Mashaei, who is seen as a nationalist figure, was widely expected to be barred despite Ahmadinejad's unwavering support. Supporters of Khamenei have accused Mashaei of putting Iran ahead of Islam and not showing enough loyalty to the supreme leader.

The Iran News Network, a pro-Ahmadinejad website, reported on Monday that a group of activists and campaigners sympathetic to Mashaei had been arrested and some summoned for questioning. Access to at least four pro-Mashaei websites was blocked last week. Analysts fear that Ahmadinejad might go out with all guns firing following Mashaei's disqualification. The president was reported to have cancelled three of his provincial visits this week to stay in the capital, Tehran.

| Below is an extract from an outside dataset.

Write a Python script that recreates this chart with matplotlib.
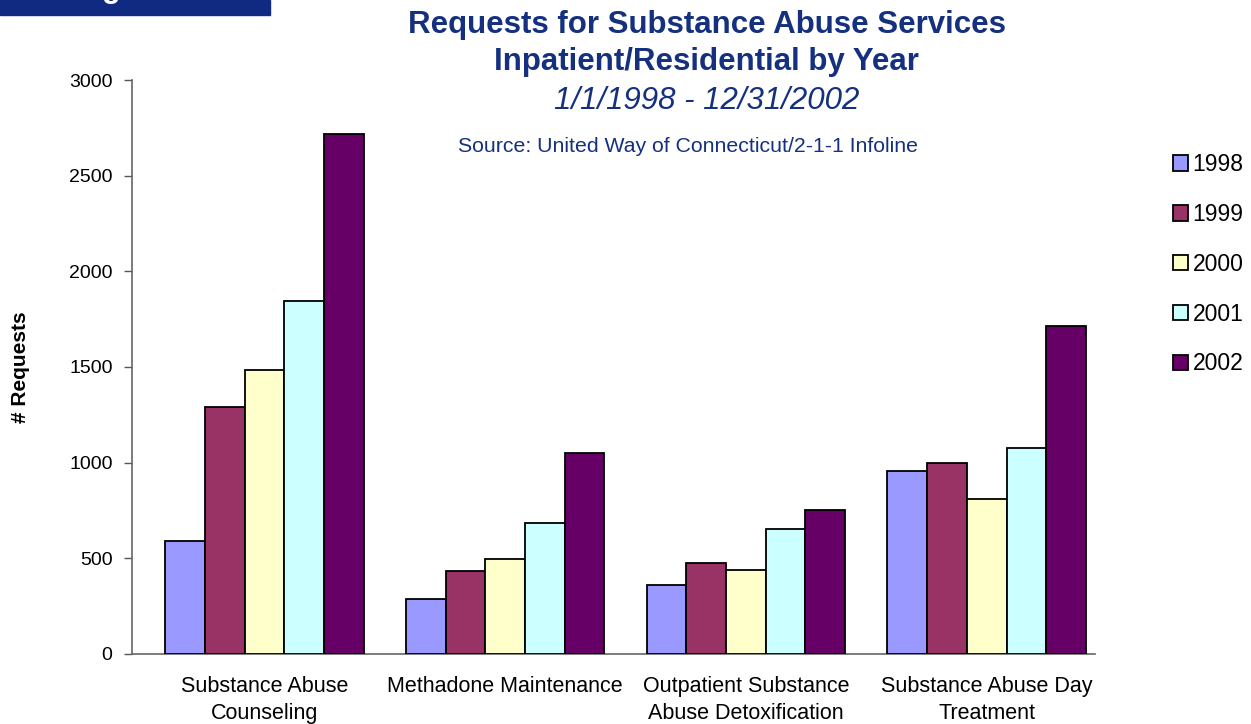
import numpy as np
import matplotlib
matplotlib.use("Agg")
import matplotlib.pyplot as plt
from matplotlib.patches import Rectangle

plt.rcParams["font.family"] = ["Liberation Sans", "DejaVu Sans"]

categories = [
    "Substance Abuse\nCounseling",
    "Methadone Maintenance",
    "Outpatient Substance\nAbuse Detoxification",
    "Substance Abuse Day\nTreatment",
]
years = ["1998", "1999", "2000", "2001", "2002"]
requests_1998 = [590, 290, 360, 955]
requests_1999 = [1290, 432, 474, 998]
requests_2000 = [1482, 496, 438, 808]
requests_2001 = [1846, 686, 652, 1076]
requests_2002 = [2716, 1050, 752, 1714]
series = [requests_1998, requests_1999, requests_2000, requests_2001, requests_2002]
colors = ["#9999FF", "#993366", "#FFFFCC", "#CCFFFF", "#660066"]
yticks = [0, 500, 1000, 1500, 2000, 2500, 3000]

title_color = "#14307F"

fig = plt.figure(figsize=(12.51, 7.24), dpi=100)
ax = fig.add_axes([0.1055, 0.0967, 0.7698, 0.7928])

x = np.arange(len(categories))
width = 0.165
for i, (vals, col, yr) in enumerate(zip(series, colors, years)):
    ax.bar(x + (i - 2) * width, vals, width, color=col, edgecolor="black",
           linewidth=1.3, label=yr, zorder=3)

ax.set_ylim(0, 3000)
ax.set_xlim(-0.55, 3.45)
ax.set_yticks(yticks)
ax.set_yticklabels([str(t) for t in yticks], fontsize=14)
ax.set_xticks(x)
ax.set_xticklabels(categories, fontsize=15.5, linespacing=1.35)
ax.tick_params(axis="x", length=0, pad=16)
ax.tick_params(axis="y", direction="out", length=6, width=1, color="#555555", pad=8)
for side in ("top", "right"):
    ax.spines[side].set_visible(False)
for side in ("left", "bottom"):
    ax.spines[side].set_color("#666666")
    ax.spines[side].set_linewidth(1.2)

ax.set_ylabel("# Requests", fontsize=15, fontweight="bold", labelpad=28)

# titles
fig.text(0.565, 0.966, "Requests for Substance Abuse Services", ha="center", va="center",
         fontsize=22.5, fontweight="bold", color=title_color)
fig.text(0.565, 0.914, "Inpatient/Residential by Year", ha="center", va="center",
         fontsize=22.5, fontweight="bold", color=title_color)
fig.text(0.565, 0.861, "1/1/1998 - 12/31/2002", ha="center", va="center",
         fontsize=22.5, style="italic", color=title_color)
fig.text(0.55, 0.797, "Source: United Way of Connecticut/2-1-1 Infoline", ha="center",
         va="center", fontsize=15.3, color=title_color)

# header strip cut off at the top left
fig.patches.append(Rectangle((0, 1 - 15 / 724), 270 / 1251, 15 / 724,
                             transform=fig.transFigure, color="#0F2A80", zorder=0))
fig.text(0.081, 1 + 3 / 724, "g", ha="left", va="baseline", fontsize=22,
         fontweight="bold", color="white")

leg = ax.legend(loc="upper left", bbox_to_anchor=(1164 / 1251, 1 - 144 / 724),
                bbox_transform=fig.transFigure, frameon=False, fontsize=16.5,
                handlelength=0.65, handleheight=0.65, handletextpad=0.2,
                labelspacing=1.17, borderaxespad=0)

fig.savefig("out.png", dpi=100)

Meanwhile, the Fars news agency, which is affiliated to the elite Revolutionary Guards, published a series of interviews with some leading clerics who called on people to respect the Guardian Council's decision.

Rafsanjani was a close confidant of Khamenei for much of the 1980s and 1990s but the pair fell out when the former lost to Ahmadinejad in the 2005 presidential vote. The rift between the two widened when Rafsanjani voiced moderate support for Iran's Green movement in 2009 while Khamenei stood firm by Ahmadinejad and denied any allegations of vote rigging.

Rafsanjani's last-minute entry in Iran's presidential race had revived hopes among the country's reformers for a change in the country's trajectory and infuriated hardliners who believed his candidacy would challenge Khamenei's authority.